** start **

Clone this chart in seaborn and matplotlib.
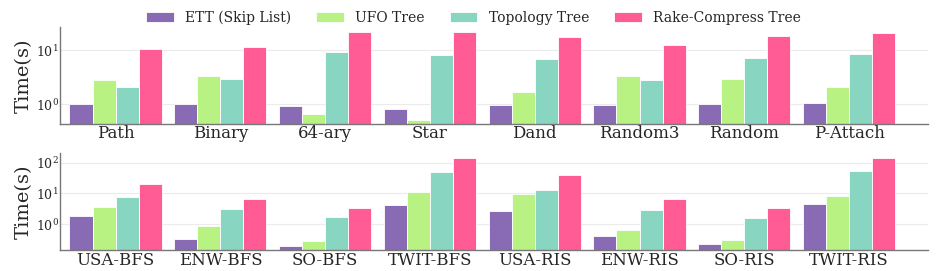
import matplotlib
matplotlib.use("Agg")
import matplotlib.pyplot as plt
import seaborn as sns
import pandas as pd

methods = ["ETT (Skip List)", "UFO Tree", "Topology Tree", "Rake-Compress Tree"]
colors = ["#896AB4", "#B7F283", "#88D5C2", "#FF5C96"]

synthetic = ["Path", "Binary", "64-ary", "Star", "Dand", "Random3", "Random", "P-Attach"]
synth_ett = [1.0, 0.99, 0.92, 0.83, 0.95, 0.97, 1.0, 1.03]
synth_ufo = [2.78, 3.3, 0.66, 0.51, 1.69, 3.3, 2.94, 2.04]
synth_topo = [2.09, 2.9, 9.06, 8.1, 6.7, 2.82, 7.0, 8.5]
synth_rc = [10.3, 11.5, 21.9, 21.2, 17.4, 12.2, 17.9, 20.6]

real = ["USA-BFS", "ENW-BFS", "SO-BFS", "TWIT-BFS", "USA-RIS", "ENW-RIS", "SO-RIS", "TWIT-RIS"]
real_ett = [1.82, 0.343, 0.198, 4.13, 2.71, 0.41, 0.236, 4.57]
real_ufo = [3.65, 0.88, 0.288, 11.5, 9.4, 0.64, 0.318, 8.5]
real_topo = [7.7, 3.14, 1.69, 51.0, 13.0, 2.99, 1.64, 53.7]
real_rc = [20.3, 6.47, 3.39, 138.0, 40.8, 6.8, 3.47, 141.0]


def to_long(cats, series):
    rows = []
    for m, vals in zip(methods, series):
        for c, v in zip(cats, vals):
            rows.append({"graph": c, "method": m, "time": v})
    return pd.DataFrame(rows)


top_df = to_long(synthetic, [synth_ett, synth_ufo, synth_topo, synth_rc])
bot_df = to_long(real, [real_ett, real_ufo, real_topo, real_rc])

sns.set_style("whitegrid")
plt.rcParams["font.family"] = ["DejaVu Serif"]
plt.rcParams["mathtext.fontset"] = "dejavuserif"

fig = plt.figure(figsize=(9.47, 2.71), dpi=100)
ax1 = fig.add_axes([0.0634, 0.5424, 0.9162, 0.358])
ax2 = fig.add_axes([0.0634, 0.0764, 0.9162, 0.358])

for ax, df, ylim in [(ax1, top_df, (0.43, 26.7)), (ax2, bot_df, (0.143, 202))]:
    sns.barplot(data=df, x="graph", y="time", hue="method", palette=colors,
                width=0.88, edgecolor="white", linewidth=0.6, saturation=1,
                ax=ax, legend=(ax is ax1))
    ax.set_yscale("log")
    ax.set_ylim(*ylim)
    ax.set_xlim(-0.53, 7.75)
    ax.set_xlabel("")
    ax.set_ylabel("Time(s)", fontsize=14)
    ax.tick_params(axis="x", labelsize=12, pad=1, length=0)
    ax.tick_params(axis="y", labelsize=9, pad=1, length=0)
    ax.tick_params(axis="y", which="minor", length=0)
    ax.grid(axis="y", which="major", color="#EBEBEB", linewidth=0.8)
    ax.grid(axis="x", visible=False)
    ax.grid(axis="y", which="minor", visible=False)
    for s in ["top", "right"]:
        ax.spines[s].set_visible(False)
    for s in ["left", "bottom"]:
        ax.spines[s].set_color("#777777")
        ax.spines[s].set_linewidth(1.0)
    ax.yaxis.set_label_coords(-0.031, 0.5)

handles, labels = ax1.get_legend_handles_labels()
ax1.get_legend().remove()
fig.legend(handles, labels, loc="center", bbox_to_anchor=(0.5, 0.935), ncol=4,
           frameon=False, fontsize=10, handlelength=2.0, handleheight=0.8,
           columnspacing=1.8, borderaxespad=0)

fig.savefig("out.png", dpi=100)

** end **

Reproduce the material above from its first line through the line containing "import pandas as pd", both ends included, and skip every picture.

> _Response to the exercise_
Clone this chart in seaborn and matplotlib.
import matplotlib
matplotlib.use("Agg")
import matplotlib.pyplot as plt
import seaborn as sns
import pandas as pd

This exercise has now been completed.